I am trying to mount an iso using udisksctl
and it appears that the bash
scripts inside these are having only read permission
[root@hostname ~]# udisksctl loop-setup -r -f /root/test.iso
Mapped file /root/test.iso as /dev/loop0.
[root@hostname ~]# udisksctl mount -b /dev/loop0
Mounted /dev/loop0 at /media/20190701_130215.

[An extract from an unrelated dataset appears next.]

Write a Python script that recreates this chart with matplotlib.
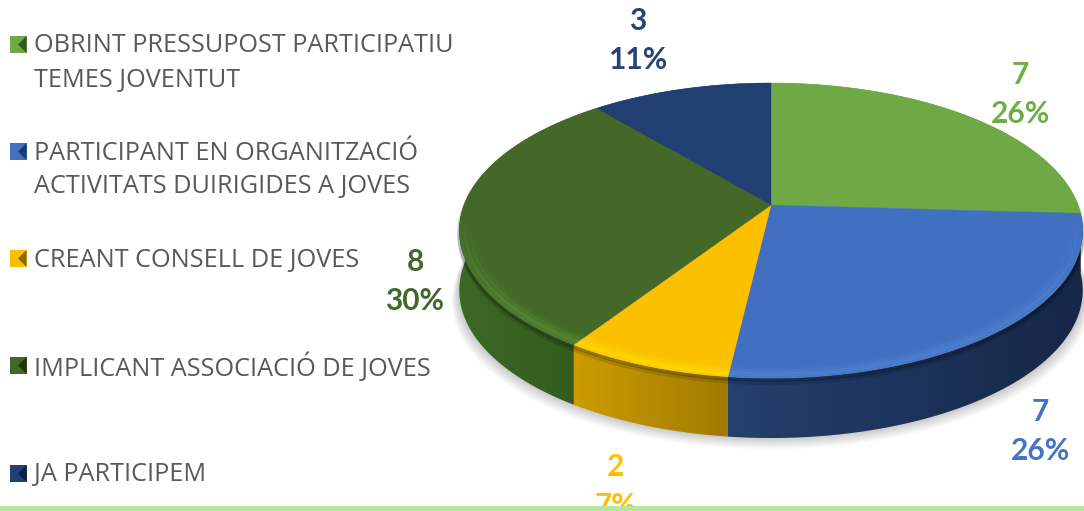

[root@hostname ~]# ll /media/20190701_130215/ISO-002/
total 29
-r--------. 1 root root 20504 Jun 20 07:53 install_patch.sh`
But if I mount using mount -o loop
the permissions are preserverd.
[root@hostname ~]# mount -o loop /root/test.iso /media/
mount: /dev/loop2 is write-protected, mounting read-only
[root@hostname ~]# ll /media/ISO-002/
total 29
-r-xr-xr-x. 1 root root 20504 Jun 20 07:53 install_patch.sh
I need to execute this script after using and wish to use udisksctl
insted of mount -o loop
due to some company restrictions.
Why it is behaving like this?
Is it possible to hack this behaviour and have execute permission with udisksctl
command?
The system I am running is in kernel 3.10.0-862.14.4.el7.x86_64
and RHEL.
EDIT
More Info: The iso mentioned above was created using UltraISO from Windows machine. I tried using mk_iso
utility from Linux to create iso and everything seems fine.